Combine flour and salt in a medium bowl. Add chilled butter and shortening and toss to completely coat with flour. Using your hands or a fork, quickly smash the pieces of butter/shortening between your thumb and fingers to flatten each piece to the size of a dime.  Gently stir the flour and butter to make sure you flattened most of the pieces.

Combine ice cold water and lemon juice (or vinegar), and drizzle half of the lemon water over cold flour mixture and stir until the dough just starts to come together or turns “shaggy”.  We prefer to use our hands but a fork works nicely too.  Begin adding a few more tablespoons of water at a time, stirring between each addition. Once most of the water has been used (but you have a tablespoon or two remaining) use your hands to gather the shaggy strands into a ball and knead the dough two or three times. If you have dry bits remaining in the bowl, add a little additional water.  (Your dough may appear wet or dry depending the climate in your area, so you will need to go slowly and adjust accordingly.)

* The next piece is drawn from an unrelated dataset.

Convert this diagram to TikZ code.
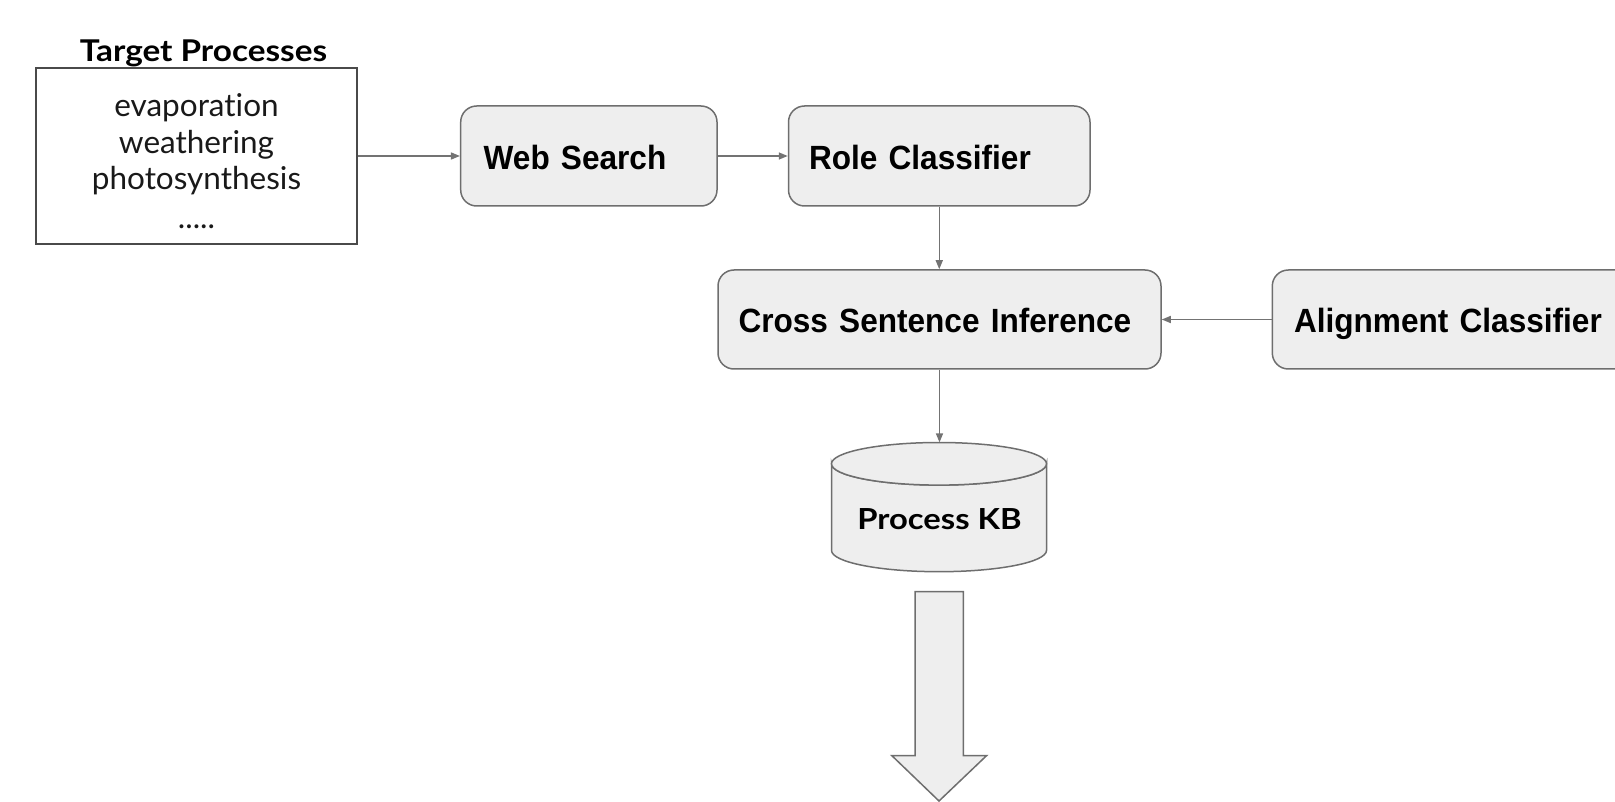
\documentclass[tikz,border=0pt]{standalone}
\usepackage{fontspec}
\setmainfont{Liberation Sans}
\newfontfamily\boxfont[FakeStretch=0.94]{Liberation Sans}
\newfontfamily\lato[Ligatures=NoCommon]{Lato}
\usetikzlibrary{arrows.meta}
\definecolor{boxfill}{HTML}{EEEEEE}
\definecolor{boxline}{HTML}{6E6E6E}
\definecolor{connc}{HTML}{737373}
\definecolor{tline}{HTML}{4A4A4A}
\begin{document}
\begin{tikzpicture}[x=1pt,y=-1pt,
  proc/.style={draw=boxline, fill=boxfill, line width=1.5pt, rounded corners=16pt,
    minimum height=100pt, inner ysep=2pt, align=left, text height=26.5pt, text depth=0pt,
    font=\boxfont\bfseries\fontsize{33.6}{38}\selectfont, text=black},
  conn/.style={draw=connc, line width=1.5pt, -{Triangle[length=9pt,width=7pt]}},
  plain/.style={font=\lato\fontsize{31.5}{36}\selectfont, text=black!90, inner sep=0pt, anchor=base},
  cyl/.style={draw=boxline, fill=boxfill, line width=1.5pt},
  bigarrow/.style={draw=boxline, fill=boxfill, line width=1.5pt, line join=miter}
]
\useasboundingbox (0,0) rectangle (1615,802);
\clip (0,0) rectangle (1615,802);

% target processes box
\node[draw=tline, line width=1.5pt, minimum width=321pt, minimum height=176pt, inner sep=0pt] (target) at (196.5,156) {};
\node[font=\lato\bfseries\fontsize{30}{36}\selectfont, inner sep=0pt, anchor=base] (title) at (203.5,61.7) {\scalebox{1.11}[1]{Target Processes}};
\node[plain] (t1) at (196.5,117) {evaporation};
\node[plain] (t2) at (196.5,153.5) {weathering};
\node[plain] (t3) at (196.5,190) {photosynthesis};
\node[plain] (t4) at (196.5,228.5) {.....};

% process boxes
\node[proc, inner xsep=23pt, text width=210.3pt] (web) at (588.85,156) {Web Search};
\node[proc, inner xsep=20.5pt, text width=260.5pt] (role) at (939.25,156) {Role Classifier};
\node[proc, inner xsep=20.5pt, text width=402pt, minimum height=99pt] (cross) at (939.5,319.5) {Cross Sentence Inference};
\node[proc, inner xsep=21.7pt, text width=384.6pt, minimum height=99pt] (align) at (1486.3,319.5) {Alignment Classifier};

% cylinder
\node[minimum width=215pt, minimum height=129pt, inner sep=0pt] (kb) at (939,507.1) {};
\filldraw[cyl] (831.5,463.8) -- (831.5,550.4)
  arc[start angle=180, end angle=0, x radius=107.5, y radius=21.3]
  -- (1046.5,463.8)
  arc[start angle=0, end angle=180, x radius=107.5, y radius=21.3] -- cycle;
\filldraw[cyl] (939,463.8) ellipse[x radius=107.5, y radius=21.3];
\node[font=\lato\bfseries\fontsize{29}{34}\selectfont, inner sep=0pt, anchor=base] (kbtext) at (939.5,529) {\scalebox{1.13}[1]{Process KB}};

% big output arrow
\filldraw[bigarrow] (915,591.5) -- (963.3,591.5) -- (963.3,755.5) -- (986.7,755.5)
  -- (939,801) -- (891.7,755.5) -- (915,755.5) -- cycle;

% connectors
\draw[conn] (target.east) -- (web.west);
\draw[conn] (web.east) -- (role.west);
\draw[conn] (role.south) -- (role.south |- cross.north);
\draw[conn] (align.west) -- (cross.east);
\draw[conn] (cross.south) -- (cross.south |- kb.north);
\end{tikzpicture}
\end{document}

Gather the dough in a ball, dust your counter with a tiny amount of flour, and quickly pat dough into a small flat disk. Cut dough in half and then stack one piece on top of the other, flour side down. Use the heel of your hand and press the dough down and divide in half once more. Cover both pieces with plastic wrap.  Chill the dough for at least 4 hours or overnight. This dough can be made a day or two in advance. Makes enough for two 8 or 9-inch pie crusts.